Add controlled imperfection
AI video can look too clean. Real footage contains small imperfections: lens softness, slight motion blur, dust in light, uneven exposure, film grain, skin texture, tiny camera drift, natural vignetting.
Use imperfection as texture, not as noise:
Subtle film grain, slight natural vignette at the frame edges, gentle motion blur during the camera move, realistic imperfect room details, no glossy plastic skin.
Avoid adding every imperfection at once. A documentary scene may need handheld texture. A premium product video may need almost none. A memory scene may need soft grain and faded highlights.
A director's preflight checklist
Before generating, write a small shot plan instead of a paragraph of style words. Define the subject, the viewer's distance from the subject, the first visible object, the camera route, the light source, and the final frame. This takes less than a minute and prevents vague prompts.
Use this checklist:
- What changes during the shot?
- What must remain stable?
- Where is the camera at the start?
- Where does the camera end?
- What light motivates the mood?
- What sound would this shot imply?
If you cannot answer these questions, the prompt is probably asking for a vibe instead of directing a scene. For short AI videos, clarity beats ambition. A locked wide shot with one precise gesture can feel more cinematic than a complex prompt full of action, lens terms, and atmosphere.

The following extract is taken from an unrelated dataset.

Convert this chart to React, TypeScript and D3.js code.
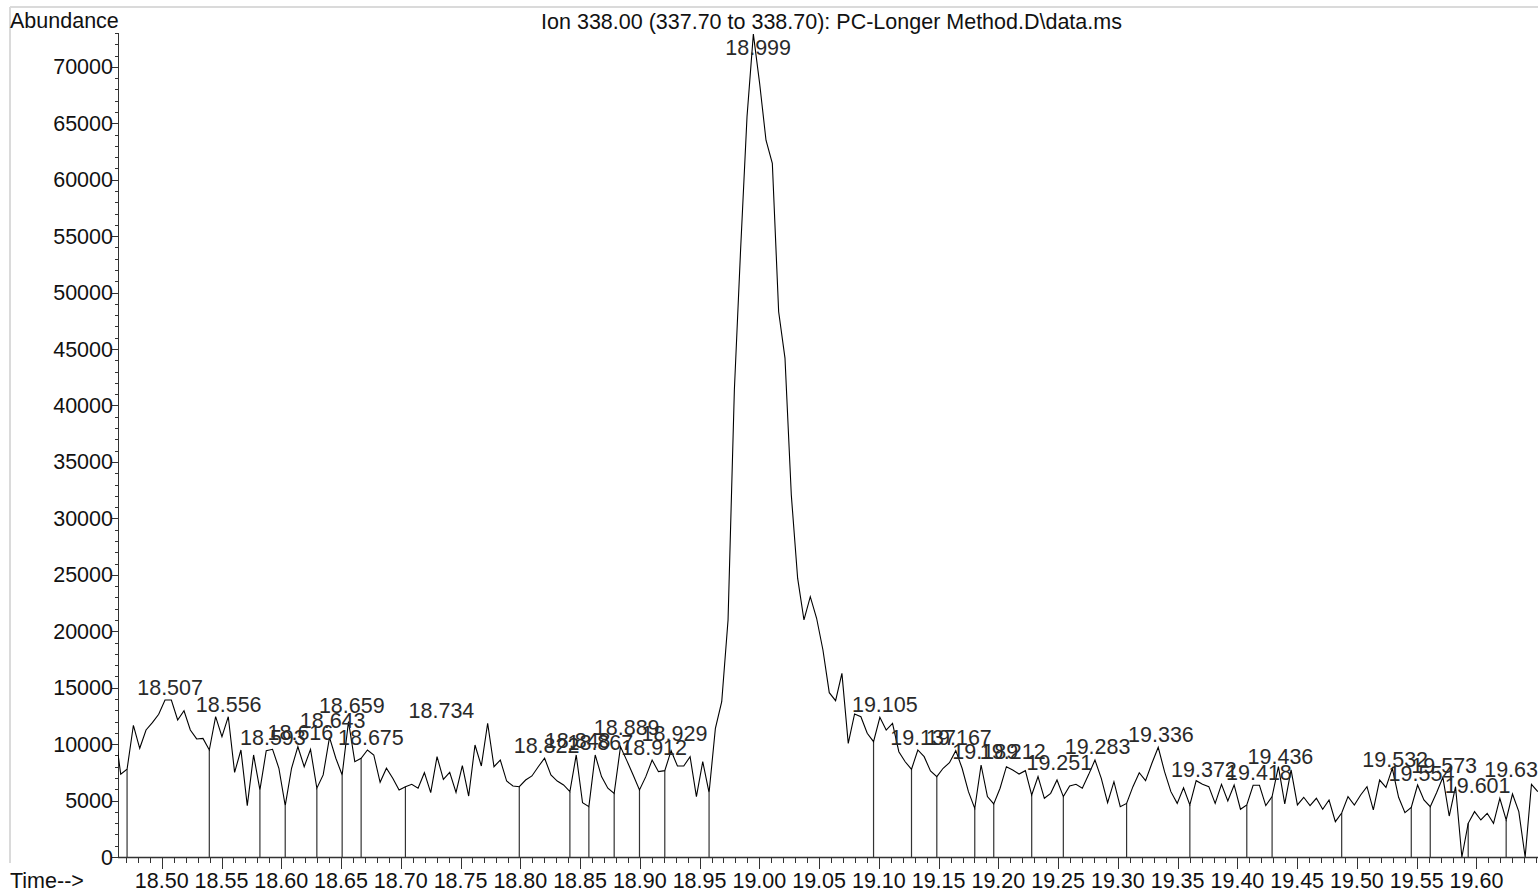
import React from 'react';
import * as d3 from 'd3';

// ---- data ----
const scanStart = 18.4604; // min, first scan
const scanInterval = 0.005293; // min between scans

const abundance = [
  11450, 7330, 7770, 11670, 9630, 11250, 11900, 12640, 13910, 13910,
  12140, 12960, 11250, 10460, 10510, 9480, 12430, 10660, 12430, 7500,
  9480, 4550, 9040, 5940, 9420, 9540, 7860, 4550, 7860, 9770,
  8000, 9540, 6090, 7270, 10600, 8750, 7270, 11990, 8450, 8750,
  9480, 9040, 6620, 7860, 6970, 5940, 6230, 6440, 6090, 7470,
  5700, 8890, 6880, 7500, 5730, 8090, 5400, 9920, 8060, 11850,
  8000, 8590, 6730, 6290, 6230, 6820, 7180, 8000, 8750, 7270,
  6730, 6380, 5790, 9040, 4810, 4460, 9040, 7120, 6090, 5640,
  9770, 8540, 7270, 5940, 7120, 8590, 7560, 7650, 9420, 8060,
  8060, 8890, 5350, 8450, 5700, 11400, 13760, 21000, 41400, 54000,
  65600, 72900, 68500, 63500, 61460, 48300, 44200, 32070, 24700, 21000,
  23060, 21150, 18340, 14560, 13850, 16270, 10070, 12670, 12430, 10960,
  10220, 12370, 11250, 11840, 9330, 8440, 7770, 9480, 8890, 7620,
  7120, 7860, 8360, 9420, 7860, 5790, 4310, 8150, 5350, 4700,
  6090, 8000, 7710, 7350, 7650, 5490, 7120, 5200, 5640, 6820,
  5350, 6290, 6440, 6090, 7300, 8590, 6970, 4810, 6670, 4460,
  4750, 6230, 7470, 6760, 8300, 9720, 7560, 5790, 4750, 6140,
  4610, 6760, 6440, 6230, 4750, 6440, 4960, 6380, 4230, 4610,
  6350, 6350, 4550, 5350, 8000, 4700, 7710, 4610, 5290, 4550,
  5200, 4230, 5050, 3130, 3900, 5350, 4610, 5490, 6230, 4170,
  6820, 6170, 7860, 5290, 3930, 4400, 6380, 5050, 4460, 5700,
  7060, 3630, 6230, 0, 2980, 4020, 3280, 3870, 2980, 5200,
  3280, 5580, 4020, 0, 6440, 5790,
];

// scan numbers (1-based) of the integration boundaries (drop lines)
const boundaryScans = [
  3, 16, 24, 28, 33, 37, 40, 47, 65, 73, 76, 80, 84, 88, 95,
  121, 127, 131, 137, 140, 146, 151, 161, 171, 180, 184, 195,
  206, 209, 215, 221, 224,
];

const peakLabels = [
  '18.507', '18.556', '18.593', '18.616', '18.643', '18.659', '18.675',
  '18.734', '18.822', '18.848', '18.867', '18.889', '18.912', '18.929',
  '18.999', '19.105', '19.137', '19.167', '19.189', '19.212', '19.251',
  '19.283', '19.336', '19.372', '19.418', '19.436', '19.532', '19.554',
  '19.573', '19.601', '19.634',
];
// abundance level at which each label's baseline sits
const labelLevels = [
  14350, 12870, 9920, 10370, 11400, 12730, 9920,
  12290, 9190, 9700, 9480, 10810, 9040, 10320,
  71060, 12870, 9920, 9920, 8660, 8660, 7710,
  9130, 10220, 7060, 6820, 8240, 7950, 6760,
  7470, 5700, 7090,
];

const yTickValues = [0, 5000, 10000, 15000, 20000, 25000, 30000, 35000, 40000, 45000, 50000, 55000, 60000, 65000, 70000];
const xTickLabels = ['18.50', '18.55', '18.60', '18.65', '18.70', '18.75', '18.80', '18.85', '18.90', '18.95', '19.00', '19.05', '19.10', '19.15', '19.20', '19.25', '19.30', '19.35', '19.40', '19.45', '19.50', '19.55', '19.60'];

const title = 'Ion 338.00 (337.70 to 338.70): PC-Longer Method.D\\data.ms';

export default function App() {
  const W = 1538;
  const H = 892;
  const left = 118;
  const right = 1538;
  const top = 33;
  const bottom = 857;
  const font = '"Liberation Sans", Arial, sans-serif';
  const fs = 21.5;

  const x = d3.scaleLinear().domain([18.4634, 19.6515]).range([left, right]);
  const y = d3.scaleLinear().domain([0, 73000]).range([bottom, top]);

  const times = abundance.map((_, i) => scanStart + i * scanInterval);
  const pts: [number, number][] = abundance.map((v, i) => [times[i], v]);
  const line = d3
    .line<[number, number]>()
    .x((d) => x(d[0]))
    .y((d) => y(d[1]));

  const minorY = d3.range(0, 73001, 1000);
  const minorX = d3.range(0, 119).map((k) => 18.47 + k * 0.01).filter((t) => x(t) >= left && x(t) <= right);

  return (
    <svg
      width={W}
      height={H}
      style={{ position: 'absolute', left: 0, top: 0, background: '#fff' }}
      fontFamily={font}
    >
      <defs>
        <clipPath id="plot">
          <rect x={left} y={0} width={right - left} height={bottom + 1} />
        </clipPath>
      </defs>
      {/* frame */}
      <line x1={10} y1={7} x2={W} y2={7} stroke="#dadada" strokeWidth={2} />
      <line x1={10} y1={7} x2={10} y2={863} stroke="#dadada" strokeWidth={2} />

      <text x={10} y={28} fontSize={fs} fill="#111">Abundance</text>
      <text x={831.5} y={29} fontSize={fs} fill="#111" textAnchor="middle">{title}</text>
      <text x={10} y={888} fontSize={fs} fill="#111">Time--&gt;</text>

      {/* y axis */}
      <line x1={left + 0.5} y1={top} x2={left + 0.5} y2={bottom} stroke="#333" strokeWidth={1} />
      {minorY.map((v) => (
        <line key={'my' + v} x1={left - (v % 5000 === 0 ? 6 : 3)} x2={left} y1={Math.round(y(v)) + 0.5} y2={Math.round(y(v)) + 0.5} stroke="#333" strokeWidth={1} />
      ))}
      {yTickValues.map((v) => (
        <text key={'yt' + v} x={113} y={y(v) + 7.5} fontSize={fs} textAnchor="end" fill="#111">{v}</text>
      ))}

      {/* x axis */}
      <line x1={left} y1={bottom + 0.5} x2={right} y2={bottom + 0.5} stroke="#333" strokeWidth={1.5} />
      {minorX.map((t, k) => (
        <line key={'mx' + k} x1={Math.round(x(t)) + 0.5} x2={Math.round(x(t)) + 0.5} y1={bottom} y2={bottom + 6} stroke="#333" strokeWidth={1} />
      ))}
      {xTickLabels.map((s) => (
        <g key={'xt' + s}>
          <line x1={Math.round(x(+s)) + 0.5} x2={Math.round(x(+s)) + 0.5} y1={bottom} y2={bottom + 12} stroke="#333" strokeWidth={1} />
          <text x={x(+s)} y={888} fontSize={fs} textAnchor="middle" fill="#111">{s}</text>
        </g>
      ))}

      <g clipPath="url(#plot)">
        {boundaryScans.map((s) => (
          <line
            key={'b' + s}
            x1={x(times[s - 1])}
            x2={x(times[s - 1])}
            y1={bottom}
            y2={y(abundance[s - 1])}
            stroke="#333"
            strokeWidth={1.2}
          />
        ))}
        <path d={line(pts) || ''} fill="none" stroke="#000" strokeWidth={1.1} strokeLinejoin="miter" />
      </g>

      {peakLabels.map((s, i) => (
        <text key={'pl' + i} x={x(+s)} y={y(labelLevels[i])} fontSize={fs} textAnchor="middle" fill="#2a2a2a">{s}</text>
      ))}
    </svg>
  );
}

This mindset is useful for brand work too. Product videos, creator clips, and emotional shorts all improve when you decide the shot's job before adding style.
Try it in Naviya
Open Naviya AI Video Generator when you want to stage a scene from text. Use Naviya Image to Video when you have a first frame and need controlled motion. If your video changes from one state to another, pair this director-first method with AI video state flow prompts.
Final takeaway
AI video improves when you stop acting like a prompt operator and start acting like a director. Build depth, motivate the light, give the camera a role, and let motion happen inside a planned space. The result feels less like a moving poster and more like a scene.